TO BE DONE: Copy every line from the data below in which the string "source" can be found.

SUPPLIED INFORMATION:
::::::::
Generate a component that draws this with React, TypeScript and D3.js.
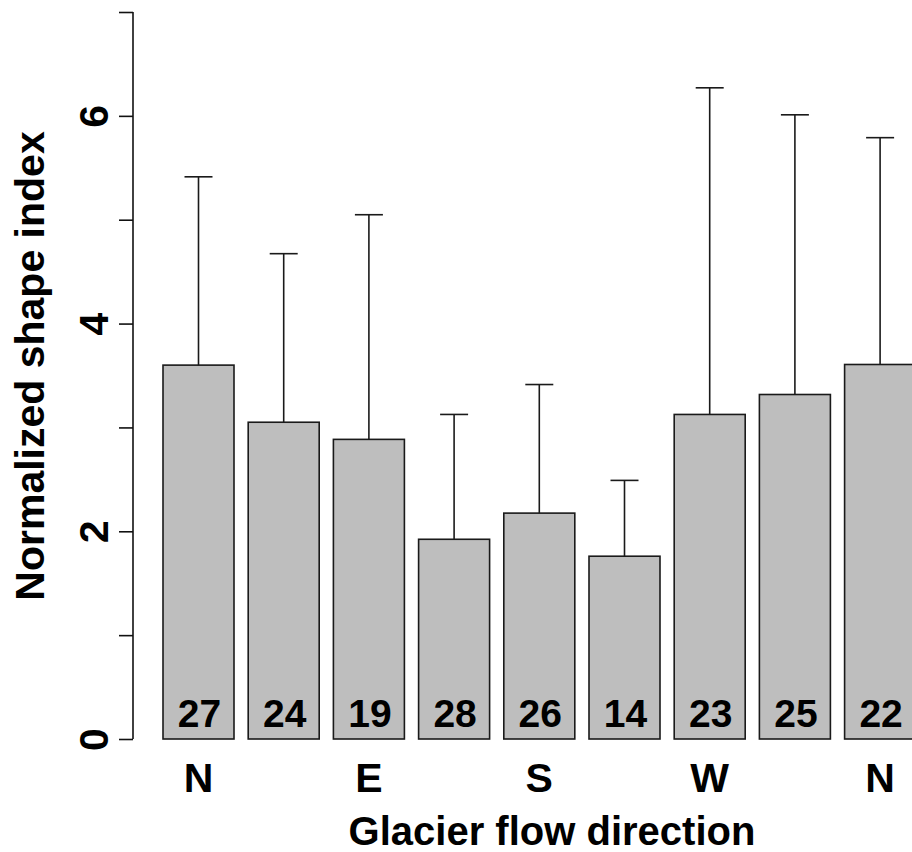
::::::::
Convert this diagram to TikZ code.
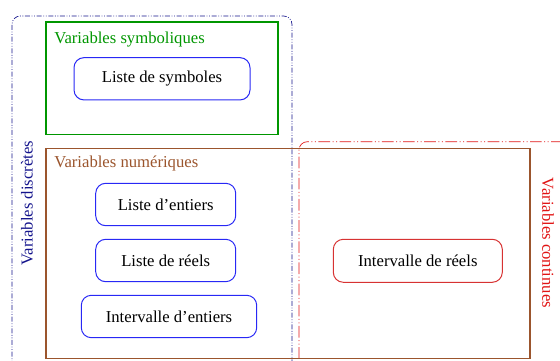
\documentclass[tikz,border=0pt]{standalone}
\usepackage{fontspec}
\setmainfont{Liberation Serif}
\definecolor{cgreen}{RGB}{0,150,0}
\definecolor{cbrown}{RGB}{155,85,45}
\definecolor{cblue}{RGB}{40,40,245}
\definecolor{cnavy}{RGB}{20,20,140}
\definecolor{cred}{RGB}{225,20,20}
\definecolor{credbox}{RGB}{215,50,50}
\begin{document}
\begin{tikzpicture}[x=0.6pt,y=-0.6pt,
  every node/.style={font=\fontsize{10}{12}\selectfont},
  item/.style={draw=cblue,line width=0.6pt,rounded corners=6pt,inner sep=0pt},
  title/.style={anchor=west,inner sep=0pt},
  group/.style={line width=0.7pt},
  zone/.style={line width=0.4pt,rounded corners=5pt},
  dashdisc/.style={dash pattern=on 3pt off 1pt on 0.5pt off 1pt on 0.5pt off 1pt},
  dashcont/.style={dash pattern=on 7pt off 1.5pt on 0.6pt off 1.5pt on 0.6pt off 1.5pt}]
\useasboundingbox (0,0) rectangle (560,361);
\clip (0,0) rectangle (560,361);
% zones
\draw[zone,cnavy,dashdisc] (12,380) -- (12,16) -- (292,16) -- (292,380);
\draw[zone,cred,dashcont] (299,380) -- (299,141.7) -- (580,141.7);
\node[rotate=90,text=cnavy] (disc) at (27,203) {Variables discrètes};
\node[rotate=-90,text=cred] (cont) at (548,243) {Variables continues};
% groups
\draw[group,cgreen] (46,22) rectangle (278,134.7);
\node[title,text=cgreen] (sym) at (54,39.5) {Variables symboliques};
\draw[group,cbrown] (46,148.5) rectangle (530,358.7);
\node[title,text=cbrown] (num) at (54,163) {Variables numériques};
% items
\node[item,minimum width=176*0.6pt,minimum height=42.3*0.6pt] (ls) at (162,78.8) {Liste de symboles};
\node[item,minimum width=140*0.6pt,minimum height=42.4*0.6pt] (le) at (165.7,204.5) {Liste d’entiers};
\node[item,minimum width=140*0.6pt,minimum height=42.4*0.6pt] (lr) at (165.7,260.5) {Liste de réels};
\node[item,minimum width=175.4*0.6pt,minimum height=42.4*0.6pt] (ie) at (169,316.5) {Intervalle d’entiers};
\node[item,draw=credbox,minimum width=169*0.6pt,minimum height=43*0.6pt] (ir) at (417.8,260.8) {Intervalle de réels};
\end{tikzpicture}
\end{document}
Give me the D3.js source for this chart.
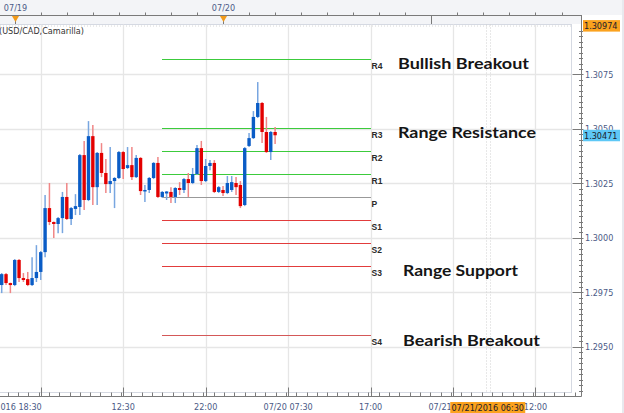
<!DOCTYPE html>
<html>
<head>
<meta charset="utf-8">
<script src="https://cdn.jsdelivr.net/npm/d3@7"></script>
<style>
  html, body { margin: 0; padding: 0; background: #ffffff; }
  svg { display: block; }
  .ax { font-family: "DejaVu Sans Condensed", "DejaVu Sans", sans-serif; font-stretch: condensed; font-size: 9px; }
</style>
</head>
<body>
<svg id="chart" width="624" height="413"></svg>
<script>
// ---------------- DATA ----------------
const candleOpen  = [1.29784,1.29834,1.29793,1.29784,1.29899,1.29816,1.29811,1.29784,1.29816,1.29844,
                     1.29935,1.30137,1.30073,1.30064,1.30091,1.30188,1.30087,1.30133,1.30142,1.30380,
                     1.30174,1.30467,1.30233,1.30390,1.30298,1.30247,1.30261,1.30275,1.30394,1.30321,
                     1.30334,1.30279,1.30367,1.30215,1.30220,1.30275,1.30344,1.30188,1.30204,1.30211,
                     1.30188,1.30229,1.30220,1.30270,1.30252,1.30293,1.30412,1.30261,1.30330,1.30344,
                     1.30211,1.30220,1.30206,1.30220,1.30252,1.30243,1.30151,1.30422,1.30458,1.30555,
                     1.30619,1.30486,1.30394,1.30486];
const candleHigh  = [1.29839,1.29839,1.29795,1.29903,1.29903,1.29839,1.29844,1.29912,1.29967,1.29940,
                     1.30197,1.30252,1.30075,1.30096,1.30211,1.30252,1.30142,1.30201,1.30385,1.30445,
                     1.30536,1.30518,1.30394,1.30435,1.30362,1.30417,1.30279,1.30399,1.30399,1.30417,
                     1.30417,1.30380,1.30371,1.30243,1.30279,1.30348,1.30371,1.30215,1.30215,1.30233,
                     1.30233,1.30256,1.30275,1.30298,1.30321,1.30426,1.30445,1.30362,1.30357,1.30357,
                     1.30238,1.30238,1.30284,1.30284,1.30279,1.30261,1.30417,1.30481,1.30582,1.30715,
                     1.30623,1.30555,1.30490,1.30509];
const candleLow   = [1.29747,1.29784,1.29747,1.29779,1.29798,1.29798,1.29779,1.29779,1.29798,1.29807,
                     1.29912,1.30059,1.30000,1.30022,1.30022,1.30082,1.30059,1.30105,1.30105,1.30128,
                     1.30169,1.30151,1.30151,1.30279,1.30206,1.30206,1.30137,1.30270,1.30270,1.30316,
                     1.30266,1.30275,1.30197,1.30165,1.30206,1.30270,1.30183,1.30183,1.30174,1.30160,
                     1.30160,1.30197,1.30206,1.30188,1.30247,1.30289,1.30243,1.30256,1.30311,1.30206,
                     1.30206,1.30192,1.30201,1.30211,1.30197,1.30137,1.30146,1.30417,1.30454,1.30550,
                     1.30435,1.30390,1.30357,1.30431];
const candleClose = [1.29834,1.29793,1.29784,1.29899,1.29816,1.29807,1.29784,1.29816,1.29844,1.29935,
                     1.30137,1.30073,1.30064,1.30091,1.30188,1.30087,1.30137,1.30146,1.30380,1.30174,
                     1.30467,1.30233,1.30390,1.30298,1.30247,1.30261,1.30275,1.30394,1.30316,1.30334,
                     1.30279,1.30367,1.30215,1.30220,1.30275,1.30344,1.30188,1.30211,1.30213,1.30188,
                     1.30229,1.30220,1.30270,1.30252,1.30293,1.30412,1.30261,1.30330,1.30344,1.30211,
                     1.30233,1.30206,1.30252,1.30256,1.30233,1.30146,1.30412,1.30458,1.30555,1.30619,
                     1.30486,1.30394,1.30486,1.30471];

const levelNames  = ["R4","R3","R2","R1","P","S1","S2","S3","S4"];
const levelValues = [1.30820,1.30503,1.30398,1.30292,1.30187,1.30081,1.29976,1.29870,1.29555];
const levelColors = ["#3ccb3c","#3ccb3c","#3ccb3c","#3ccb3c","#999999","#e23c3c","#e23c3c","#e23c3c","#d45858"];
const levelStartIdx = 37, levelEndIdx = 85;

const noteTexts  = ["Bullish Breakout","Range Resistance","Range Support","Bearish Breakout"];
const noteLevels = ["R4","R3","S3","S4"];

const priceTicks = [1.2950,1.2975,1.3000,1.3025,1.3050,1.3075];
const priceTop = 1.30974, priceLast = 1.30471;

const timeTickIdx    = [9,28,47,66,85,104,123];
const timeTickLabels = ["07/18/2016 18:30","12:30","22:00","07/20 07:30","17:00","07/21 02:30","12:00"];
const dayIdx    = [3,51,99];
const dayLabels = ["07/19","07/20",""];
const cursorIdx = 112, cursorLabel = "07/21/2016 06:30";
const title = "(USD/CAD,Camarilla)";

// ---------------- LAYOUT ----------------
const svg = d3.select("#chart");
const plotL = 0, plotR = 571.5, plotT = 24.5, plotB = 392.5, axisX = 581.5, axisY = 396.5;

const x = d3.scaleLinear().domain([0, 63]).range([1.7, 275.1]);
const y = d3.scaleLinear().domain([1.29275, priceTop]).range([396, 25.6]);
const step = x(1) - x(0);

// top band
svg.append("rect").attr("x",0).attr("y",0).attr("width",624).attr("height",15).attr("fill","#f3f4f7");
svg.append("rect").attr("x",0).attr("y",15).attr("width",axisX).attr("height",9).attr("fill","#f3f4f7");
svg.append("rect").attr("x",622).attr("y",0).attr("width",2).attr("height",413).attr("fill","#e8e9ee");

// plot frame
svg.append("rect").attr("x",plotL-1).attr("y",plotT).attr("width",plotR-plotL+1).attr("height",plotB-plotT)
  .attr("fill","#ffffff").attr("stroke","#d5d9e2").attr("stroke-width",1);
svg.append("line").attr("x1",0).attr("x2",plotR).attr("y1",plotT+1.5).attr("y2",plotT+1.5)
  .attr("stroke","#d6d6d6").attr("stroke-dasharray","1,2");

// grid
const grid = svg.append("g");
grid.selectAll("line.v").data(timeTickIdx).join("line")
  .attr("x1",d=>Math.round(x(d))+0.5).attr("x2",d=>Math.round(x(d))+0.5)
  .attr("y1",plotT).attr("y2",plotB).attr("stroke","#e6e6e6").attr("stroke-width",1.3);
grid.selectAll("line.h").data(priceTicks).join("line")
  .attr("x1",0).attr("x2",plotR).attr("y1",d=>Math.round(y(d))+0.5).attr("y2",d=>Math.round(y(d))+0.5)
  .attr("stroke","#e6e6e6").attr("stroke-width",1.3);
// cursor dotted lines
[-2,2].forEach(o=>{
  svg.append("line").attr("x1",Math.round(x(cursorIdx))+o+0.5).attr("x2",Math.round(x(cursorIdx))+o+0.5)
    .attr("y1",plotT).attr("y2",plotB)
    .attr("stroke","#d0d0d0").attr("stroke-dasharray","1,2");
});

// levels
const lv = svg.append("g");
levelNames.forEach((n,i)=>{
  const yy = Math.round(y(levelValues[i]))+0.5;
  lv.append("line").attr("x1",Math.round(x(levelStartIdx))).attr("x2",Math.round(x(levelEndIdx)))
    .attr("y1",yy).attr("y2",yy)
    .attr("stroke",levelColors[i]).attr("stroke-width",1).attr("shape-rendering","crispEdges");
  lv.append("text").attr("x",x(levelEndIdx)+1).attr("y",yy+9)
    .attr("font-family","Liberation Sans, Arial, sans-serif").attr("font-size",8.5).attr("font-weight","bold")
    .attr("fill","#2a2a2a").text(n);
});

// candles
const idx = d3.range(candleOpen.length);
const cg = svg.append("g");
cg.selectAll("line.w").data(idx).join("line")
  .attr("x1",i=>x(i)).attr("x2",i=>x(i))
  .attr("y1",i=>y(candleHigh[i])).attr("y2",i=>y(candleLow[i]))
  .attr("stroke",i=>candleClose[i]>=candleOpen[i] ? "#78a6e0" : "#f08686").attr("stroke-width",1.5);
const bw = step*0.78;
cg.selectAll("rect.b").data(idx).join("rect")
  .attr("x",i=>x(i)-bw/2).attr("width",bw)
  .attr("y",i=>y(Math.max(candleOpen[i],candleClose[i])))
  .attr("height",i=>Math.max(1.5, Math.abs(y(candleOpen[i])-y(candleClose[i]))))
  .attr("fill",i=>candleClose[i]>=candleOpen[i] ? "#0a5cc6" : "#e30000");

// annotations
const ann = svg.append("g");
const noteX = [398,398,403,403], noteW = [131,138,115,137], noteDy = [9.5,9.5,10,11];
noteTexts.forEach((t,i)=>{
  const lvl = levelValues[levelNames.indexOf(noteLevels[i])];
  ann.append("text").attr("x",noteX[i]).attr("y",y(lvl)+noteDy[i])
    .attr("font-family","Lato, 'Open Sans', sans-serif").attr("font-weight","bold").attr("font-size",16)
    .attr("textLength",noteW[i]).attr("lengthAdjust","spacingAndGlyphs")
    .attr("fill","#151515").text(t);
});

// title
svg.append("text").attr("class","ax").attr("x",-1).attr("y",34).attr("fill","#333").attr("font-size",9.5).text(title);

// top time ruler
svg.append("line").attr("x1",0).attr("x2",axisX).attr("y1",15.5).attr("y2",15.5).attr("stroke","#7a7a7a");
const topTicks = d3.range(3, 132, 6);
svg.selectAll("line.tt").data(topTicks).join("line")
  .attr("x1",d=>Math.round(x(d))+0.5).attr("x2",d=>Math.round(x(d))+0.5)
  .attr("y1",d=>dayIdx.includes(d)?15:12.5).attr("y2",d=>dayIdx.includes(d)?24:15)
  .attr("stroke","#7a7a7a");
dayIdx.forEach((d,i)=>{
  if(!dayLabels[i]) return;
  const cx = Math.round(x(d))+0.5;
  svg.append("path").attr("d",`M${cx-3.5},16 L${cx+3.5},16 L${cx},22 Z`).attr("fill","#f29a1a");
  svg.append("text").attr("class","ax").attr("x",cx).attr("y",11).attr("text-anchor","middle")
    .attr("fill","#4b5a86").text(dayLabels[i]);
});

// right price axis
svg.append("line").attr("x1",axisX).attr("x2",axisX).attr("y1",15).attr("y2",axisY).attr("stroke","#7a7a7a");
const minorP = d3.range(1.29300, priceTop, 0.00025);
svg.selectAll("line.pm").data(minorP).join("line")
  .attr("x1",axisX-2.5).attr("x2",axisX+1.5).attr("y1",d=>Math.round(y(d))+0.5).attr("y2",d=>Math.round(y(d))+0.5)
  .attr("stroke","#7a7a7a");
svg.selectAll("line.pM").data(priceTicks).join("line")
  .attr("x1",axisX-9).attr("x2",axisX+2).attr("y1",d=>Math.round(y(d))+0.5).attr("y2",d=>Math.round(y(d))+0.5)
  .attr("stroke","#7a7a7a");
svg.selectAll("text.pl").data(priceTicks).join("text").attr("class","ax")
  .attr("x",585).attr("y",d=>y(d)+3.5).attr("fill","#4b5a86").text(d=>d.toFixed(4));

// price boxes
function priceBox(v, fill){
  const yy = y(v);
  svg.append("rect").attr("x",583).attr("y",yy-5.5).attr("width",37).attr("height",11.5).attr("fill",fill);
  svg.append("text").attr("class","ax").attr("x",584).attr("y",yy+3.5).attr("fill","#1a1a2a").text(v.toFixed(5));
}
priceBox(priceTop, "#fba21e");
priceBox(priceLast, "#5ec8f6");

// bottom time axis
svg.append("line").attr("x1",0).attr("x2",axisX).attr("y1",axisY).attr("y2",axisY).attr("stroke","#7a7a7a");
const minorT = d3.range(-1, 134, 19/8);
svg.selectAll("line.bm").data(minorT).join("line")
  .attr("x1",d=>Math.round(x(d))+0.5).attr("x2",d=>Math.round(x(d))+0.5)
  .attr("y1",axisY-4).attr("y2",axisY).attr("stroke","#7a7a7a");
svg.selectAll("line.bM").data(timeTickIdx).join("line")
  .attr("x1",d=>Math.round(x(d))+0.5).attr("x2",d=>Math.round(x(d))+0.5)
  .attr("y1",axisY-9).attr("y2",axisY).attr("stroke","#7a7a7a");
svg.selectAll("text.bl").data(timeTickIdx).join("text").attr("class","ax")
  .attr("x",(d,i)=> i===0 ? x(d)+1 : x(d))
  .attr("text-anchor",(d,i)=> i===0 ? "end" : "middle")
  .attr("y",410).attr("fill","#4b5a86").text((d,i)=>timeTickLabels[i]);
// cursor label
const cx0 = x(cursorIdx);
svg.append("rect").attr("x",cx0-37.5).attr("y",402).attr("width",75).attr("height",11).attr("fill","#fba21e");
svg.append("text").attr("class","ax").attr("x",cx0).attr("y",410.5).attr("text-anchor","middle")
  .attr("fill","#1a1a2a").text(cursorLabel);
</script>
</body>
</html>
::::::::
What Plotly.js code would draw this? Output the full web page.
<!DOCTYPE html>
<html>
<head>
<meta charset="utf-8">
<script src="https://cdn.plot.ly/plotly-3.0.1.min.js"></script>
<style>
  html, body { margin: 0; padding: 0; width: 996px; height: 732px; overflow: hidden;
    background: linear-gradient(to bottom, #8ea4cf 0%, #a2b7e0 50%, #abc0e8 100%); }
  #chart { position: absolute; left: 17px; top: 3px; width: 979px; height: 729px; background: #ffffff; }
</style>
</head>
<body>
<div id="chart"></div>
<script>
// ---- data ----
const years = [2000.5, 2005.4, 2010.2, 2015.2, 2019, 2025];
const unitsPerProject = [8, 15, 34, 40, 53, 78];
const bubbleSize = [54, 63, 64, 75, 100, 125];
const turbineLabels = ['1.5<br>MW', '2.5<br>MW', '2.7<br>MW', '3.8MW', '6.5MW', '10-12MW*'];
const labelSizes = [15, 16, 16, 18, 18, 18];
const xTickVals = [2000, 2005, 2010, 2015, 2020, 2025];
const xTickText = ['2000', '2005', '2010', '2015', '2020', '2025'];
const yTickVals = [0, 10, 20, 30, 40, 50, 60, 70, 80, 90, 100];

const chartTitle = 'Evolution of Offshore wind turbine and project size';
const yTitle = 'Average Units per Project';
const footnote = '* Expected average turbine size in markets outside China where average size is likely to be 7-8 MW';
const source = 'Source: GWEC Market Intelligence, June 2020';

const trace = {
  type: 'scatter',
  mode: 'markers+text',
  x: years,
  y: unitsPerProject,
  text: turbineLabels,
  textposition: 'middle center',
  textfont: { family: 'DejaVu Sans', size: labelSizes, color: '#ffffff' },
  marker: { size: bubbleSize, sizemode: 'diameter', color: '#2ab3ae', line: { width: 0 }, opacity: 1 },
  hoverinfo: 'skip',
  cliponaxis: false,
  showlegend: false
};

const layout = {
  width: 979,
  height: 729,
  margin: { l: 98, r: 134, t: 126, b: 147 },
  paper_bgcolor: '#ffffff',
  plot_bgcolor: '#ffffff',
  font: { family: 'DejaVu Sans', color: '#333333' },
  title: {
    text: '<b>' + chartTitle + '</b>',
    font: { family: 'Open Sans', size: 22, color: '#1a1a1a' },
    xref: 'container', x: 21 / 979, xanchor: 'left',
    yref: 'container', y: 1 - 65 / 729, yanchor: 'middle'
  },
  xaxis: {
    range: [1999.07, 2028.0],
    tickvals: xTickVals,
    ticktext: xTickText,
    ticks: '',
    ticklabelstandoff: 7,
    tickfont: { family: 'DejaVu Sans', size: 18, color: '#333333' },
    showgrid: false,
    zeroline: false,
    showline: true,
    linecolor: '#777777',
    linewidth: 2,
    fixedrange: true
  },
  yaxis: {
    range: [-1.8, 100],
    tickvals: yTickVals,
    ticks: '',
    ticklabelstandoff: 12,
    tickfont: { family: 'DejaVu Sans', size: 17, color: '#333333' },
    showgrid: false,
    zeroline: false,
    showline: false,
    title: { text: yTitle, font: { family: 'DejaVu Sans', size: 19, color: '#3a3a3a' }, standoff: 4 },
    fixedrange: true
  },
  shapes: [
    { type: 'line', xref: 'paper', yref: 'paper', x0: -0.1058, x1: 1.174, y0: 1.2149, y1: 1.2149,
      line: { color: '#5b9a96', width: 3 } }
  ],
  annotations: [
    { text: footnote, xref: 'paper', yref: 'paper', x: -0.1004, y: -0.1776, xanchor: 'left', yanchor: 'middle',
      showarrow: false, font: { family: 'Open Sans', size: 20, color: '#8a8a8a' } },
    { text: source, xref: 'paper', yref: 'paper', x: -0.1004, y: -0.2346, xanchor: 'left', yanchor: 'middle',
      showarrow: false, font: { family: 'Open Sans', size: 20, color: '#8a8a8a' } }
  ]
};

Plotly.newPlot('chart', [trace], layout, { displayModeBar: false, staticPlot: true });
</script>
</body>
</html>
::::::::
THE OUTPUT:
Give me the D3.js source for this chart.
const source = 'Source: GWEC Market Intelligence, June 2020';
    { text: source, xref: 'paper', yref: 'paper', x: -0.1004, y: -0.2346, xanchor: 'left', yanchor: 'middle',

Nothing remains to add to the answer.